- [Given data]
■ ■ ■ ■
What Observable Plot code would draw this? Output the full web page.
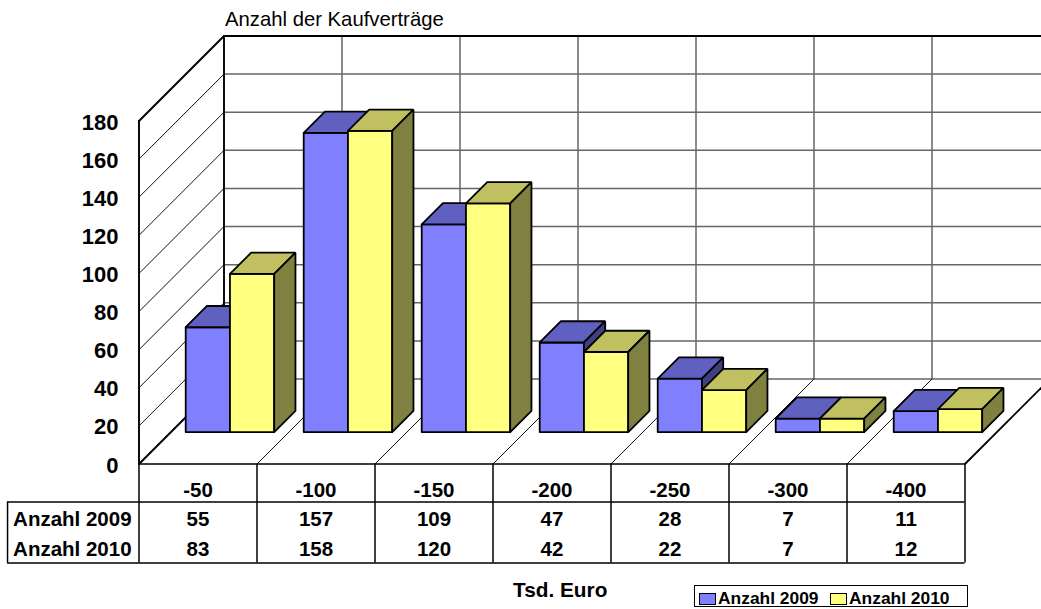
<!DOCTYPE html>
<html>
<head>
<meta charset="utf-8">
<script src="https://cdn.jsdelivr.net/npm/d3@7"></script>
<script src="https://cdn.jsdelivr.net/npm/@observablehq/plot@0.6"></script>
<style>
html,body{margin:0;padding:0;background:#fff;overflow:hidden}
#wrap{position:relative;width:1041px;height:609px;font-family:"Liberation Sans",Arial,sans-serif;color:#000}
#wrap svg{position:absolute;left:0;top:0}
.lbl{position:absolute;white-space:nowrap;line-height:1}
#legend{position:absolute;left:694px;top:585px;width:272px;height:20px;border:1.5px solid #000;background:#fff;font-weight:bold;font-size:17.4px}
#legend .sw{position:absolute;top:6.5px;width:15px;height:10px;border:1px solid #000}
#legend .tx{position:absolute;top:3.5px;line-height:1;white-space:nowrap}
</style>
</head>
<body>
<div id="wrap">
  <div class="lbl" style="left:225px;top:9px;font-size:20.3px">Anzahl der Kaufverträge</div>
  <div class="lbl" style="left:513px;top:580px;font-size:20.8px;font-weight:bold">Tsd. Euro</div>
  <div id="legend">
    <div class="sw" style="left:4px;background:#8080ff"></div><div class="tx" style="left:23px">Anzahl 2009</div>
    <div class="sw" style="left:135px;background:#ffff80"></div><div class="tx" style="left:154px">Anzahl 2010</div>
  </div>
</div>
<script>
const categories = ["-50","-100","-150","-200","-250","-300","-400"];
const anzahl2009 = [55,157,109,47,28,7,11];
const anzahl2010 = [83,158,120,42,22,7,12];
const seriesNames = ["Anzahl 2009","Anzahl 2010"];
const yTicks = [0,20,40,60,80,100,120,140,160,180];

// oblique projection of (category, value, depth) onto the plot scales
const depthU = 85/118, depthV = 85/(343/180);
const px = (u,d) => u + d*depthU;
const py = (v,d) => v + d*depthV;
const pt = (u,v,d,id,color) => ({x:px(u,d), y:py(v,d), id, color});
const seg = (id,a,b) => [pt(a[0],a[1],a[2],id), pt(b[0],b[1],b[2],id)];

const nCat = categories.length, yMax = 180;
const barGap = 0.125, barW = 0.375, d0 = 0.376, d1 = 0.626;
const palette = [
  {front:"#8080ff", top:"#6060c0", side:"#404080"},
  {front:"#ffff80", top:"#c0c060", side:"#808040"}
];

const faces = [];
categories.forEach((c,i) => {
  [anzahl2009[i], anzahl2010[i]].forEach((v,s) => {
    const l = i + barGap + s*barW, r = l + barW, p = palette[s];
    const poly = (name,color,pts) => {
      const id = `${i}-${s}-${name}`;
      [...pts, pts[0]].forEach(q => faces.push(pt(q[0],q[1],q[2],id,color)));
    };
    poly("front", p.front, [[l,0,d0],[r,0,d0],[r,v,d0],[l,v,d0]]);
    poly("top",   p.top,   [[l,v,d0],[r,v,d0],[r,v,d1],[l,v,d1]]);
    poly("side",  p.side,  [[r,0,d0],[r,0,d1],[r,v,d1],[r,v,d0]]);
  });
});

const backGrid = [
  ...yTicks.slice(0,-1).flatMap(v => seg("h"+v,[0,v,1],[nCat,v,1])),
  ...d3.range(1,nCat).flatMap(u => seg("v"+u,[u,0,1],[u,yMax,1]))
];
const thinDiag = [
  ...yTicks.slice(1,-1).flatMap(v => seg("w"+v,[0,v,0],[0,v,1])),
  ...d3.range(1,nCat).flatMap(u => seg("f"+u,[u,0,0],[u,0,1]))
];
const heavy = [
  ...seg("a",[0,yMax,0],[0,yMax,1]),
  ...seg("b",[0,yMax,1],[0,0,1]),
  ...seg("c",[0,yMax,1],[nCat,yMax,1]),
  ...seg("d",[0,0,0],[0,0,1]),
  ...seg("e",[nCat,0,0],[nCat,0,1]),
  ...seg("g",[0,0,0],[0,yMax,0])
];

// table below the floor, in value units
const rowTop = -20, rowBottom = -52, tableLeft = -1.114;
const yCat = -14, yRows = [-29, -44.7], labelX = -0.565;
const tableCols = d3.range(0,nCat+1);
const cells = categories.map((c,i)=>({c,i}));
const txt = {fontWeight:"bold", fontSize:20.5, fill:"#000", lineAnchor:"middle", textAnchor:"middle"};

const chart = Plot.plot({
  width:1041, height:609,
  marginLeft:138.5, marginRight:76.5, marginTop:120.5, marginBottom:145.5,
  x:{domain:[0,nCat], axis:null},
  y:{domain:[0,yMax]},
  style:{fontFamily:'"Liberation Sans",Arial,sans-serif', background:"transparent"},
  marks:[
    Plot.line(backGrid,{x:"x",y:"y",z:"id",stroke:"#666",strokeWidth:1.5}),
    Plot.line(thinDiag,{x:"x",y:"y",z:"id",stroke:"#111",strokeWidth:1}),
    Plot.line(heavy,{x:"x",y:"y",z:"id",stroke:"#000",strokeWidth:1.9}),
    Plot.line(faces,{x:"x",y:"y",z:"id",fill:"color",stroke:"#000",strokeWidth:1.8,strokeLinejoin:"miter"}),
    Plot.axisY({ticks:yTicks,tickSize:0,tickPadding:20.5,label:null,fontWeight:"bold",fontSize:22,fill:"#000",dy:1.5}),
    Plot.ruleX(tableCols,{x:d=>d,y1:0,y2:rowBottom,stroke:"#000",strokeWidth:1.5}),
    Plot.ruleX([tableLeft],{y1:rowTop,y2:rowBottom,stroke:"#000",strokeWidth:1.5}),
    Plot.ruleY([0],{x1:0,x2:nCat,stroke:"#000",strokeWidth:1.5}),
    Plot.ruleY([rowTop,rowBottom],{x1:tableLeft,x2:nCat,stroke:"#000",strokeWidth:1.5}),
    Plot.text(cells,{x:d=>d.i+.5,y:()=>yCat,text:"c",...txt}),
    Plot.text(cells,{x:d=>d.i+.5,y:()=>yRows[0],text:d=>String(anzahl2009[d.i]),...txt}),
    Plot.text(cells,{x:d=>d.i+.5,y:()=>yRows[1],text:d=>String(anzahl2010[d.i]),...txt}),
    Plot.text(seriesNames,{x:()=>labelX,y:(d,i)=>yRows[i],text:d=>d,...txt})
  ]
});
document.getElementById("wrap").prepend(chart);
</script>
</body>
</html>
■ ■ ■ ■
- [The exercise] Reproduce the whole listing above word for word, but not its pictures.

- [In response]
What Observable Plot code would draw this? Output the full web page.
<!DOCTYPE html>
<html>
<head>
<meta charset="utf-8">
<script src="https://cdn.jsdelivr.net/npm/d3@7"></script>
<script src="https://cdn.jsdelivr.net/npm/@observablehq/plot@0.6"></script>
<style>
html,body{margin:0;padding:0;background:#fff;overflow:hidden}
#wrap{position:relative;width:1041px;height:609px;font-family:"Liberation Sans",Arial,sans-serif;color:#000}
#wrap svg{position:absolute;left:0;top:0}
.lbl{position:absolute;white-space:nowrap;line-height:1}
#legend{position:absolute;left:694px;top:585px;width:272px;height:20px;border:1.5px solid #000;background:#fff;font-weight:bold;font-size:17.4px}
#legend .sw{position:absolute;top:6.5px;width:15px;height:10px;border:1px solid #000}
#legend .tx{position:absolute;top:3.5px;line-height:1;white-space:nowrap}
</style>
</head>
<body>
<div id="wrap">
  <div class="lbl" style="left:225px;top:9px;font-size:20.3px">Anzahl der Kaufverträge</div>
  <div class="lbl" style="left:513px;top:580px;font-size:20.8px;font-weight:bold">Tsd. Euro</div>
  <div id="legend">
    <div class="sw" style="left:4px;background:#8080ff"></div><div class="tx" style="left:23px">Anzahl 2009</div>
    <div class="sw" style="left:135px;background:#ffff80"></div><div class="tx" style="left:154px">Anzahl 2010</div>
  </div>
</div>
<script>
const categories = ["-50","-100","-150","-200","-250","-300","-400"];
const anzahl2009 = [55,157,109,47,28,7,11];
const anzahl2010 = [83,158,120,42,22,7,12];
const seriesNames = ["Anzahl 2009","Anzahl 2010"];
const yTicks = [0,20,40,60,80,100,120,140,160,180];

// oblique projection of (category, value, depth) onto the plot scales
const depthU = 85/118, depthV = 85/(343/180);
const px = (u,d) => u + d*depthU;
const py = (v,d) => v + d*depthV;
const pt = (u,v,d,id,color) => ({x:px(u,d), y:py(v,d), id, color});
const seg = (id,a,b) => [pt(a[0],a[1],a[2],id), pt(b[0],b[1],b[2],id)];

const nCat = categories.length, yMax = 180;
const barGap = 0.125, barW = 0.375, d0 = 0.376, d1 = 0.626;
const palette = [
  {front:"#8080ff", top:"#6060c0", side:"#404080"},
  {front:"#ffff80", top:"#c0c060", side:"#808040"}
];

const faces = [];
categories.forEach((c,i) => {
  [anzahl2009[i], anzahl2010[i]].forEach((v,s) => {
    const l = i + barGap + s*barW, r = l + barW, p = palette[s];
    const poly = (name,color,pts) => {
      const id = `${i}-${s}-${name}`;
      [...pts, pts[0]].forEach(q => faces.push(pt(q[0],q[1],q[2],id,color)));
    };
    poly("front", p.front, [[l,0,d0],[r,0,d0],[r,v,d0],[l,v,d0]]);
    poly("top",   p.top,   [[l,v,d0],[r,v,d0],[r,v,d1],[l,v,d1]]);
    poly("side",  p.side,  [[r,0,d0],[r,0,d1],[r,v,d1],[r,v,d0]]);
  });
});

const backGrid = [
  ...yTicks.slice(0,-1).flatMap(v => seg("h"+v,[0,v,1],[nCat,v,1])),
  ...d3.range(1,nCat).flatMap(u => seg("v"+u,[u,0,1],[u,yMax,1]))
];
const thinDiag = [
  ...yTicks.slice(1,-1).flatMap(v => seg("w"+v,[0,v,0],[0,v,1])),
  ...d3.range(1,nCat).flatMap(u => seg("f"+u,[u,0,0],[u,0,1]))
];
const heavy = [
  ...seg("a",[0,yMax,0],[0,yMax,1]),
  ...seg("b",[0,yMax,1],[0,0,1]),
  ...seg("c",[0,yMax,1],[nCat,yMax,1]),
  ...seg("d",[0,0,0],[0,0,1]),
  ...seg("e",[nCat,0,0],[nCat,0,1]),
  ...seg("g",[0,0,0],[0,yMax,0])
];

// table below the floor, in value units
const rowTop = -20, rowBottom = -52, tableLeft = -1.114;
const yCat = -14, yRows = [-29, -44.7], labelX = -0.565;
const tableCols = d3.range(0,nCat+1);
const cells = categories.map((c,i)=>({c,i}));
const txt = {fontWeight:"bold", fontSize:20.5, fill:"#000", lineAnchor:"middle", textAnchor:"middle"};

const chart = Plot.plot({
  width:1041, height:609,
  marginLeft:138.5, marginRight:76.5, marginTop:120.5, marginBottom:145.5,
  x:{domain:[0,nCat], axis:null},
  y:{domain:[0,yMax]},
  style:{fontFamily:'"Liberation Sans",Arial,sans-serif', background:"transparent"},
  marks:[
    Plot.line(backGrid,{x:"x",y:"y",z:"id",stroke:"#666",strokeWidth:1.5}),
    Plot.line(thinDiag,{x:"x",y:"y",z:"id",stroke:"#111",strokeWidth:1}),
    Plot.line(heavy,{x:"x",y:"y",z:"id",stroke:"#000",strokeWidth:1.9}),
    Plot.line(faces,{x:"x",y:"y",z:"id",fill:"color",stroke:"#000",strokeWidth:1.8,strokeLinejoin:"miter"}),
    Plot.axisY({ticks:yTicks,tickSize:0,tickPadding:20.5,label:null,fontWeight:"bold",fontSize:22,fill:"#000",dy:1.5}),
    Plot.ruleX(tableCols,{x:d=>d,y1:0,y2:rowBottom,stroke:"#000",strokeWidth:1.5}),
    Plot.ruleX([tableLeft],{y1:rowTop,y2:rowBottom,stroke:"#000",strokeWidth:1.5}),
    Plot.ruleY([0],{x1:0,x2:nCat,stroke:"#000",strokeWidth:1.5}),
    Plot.ruleY([rowTop,rowBottom],{x1:tableLeft,x2:nCat,stroke:"#000",strokeWidth:1.5}),
    Plot.text(cells,{x:d=>d.i+.5,y:()=>yCat,text:"c",...txt}),
    Plot.text(cells,{x:d=>d.i+.5,y:()=>yRows[0],text:d=>String(anzahl2009[d.i]),...txt}),
    Plot.text(cells,{x:d=>d.i+.5,y:()=>yRows[1],text:d=>String(anzahl2010[d.i]),...txt}),
    Plot.text(seriesNames,{x:()=>labelX,y:(d,i)=>yRows[i],text:d=>d,...txt})
  ]
});
document.getElementById("wrap").prepend(chart);
</script>
</body>
</html>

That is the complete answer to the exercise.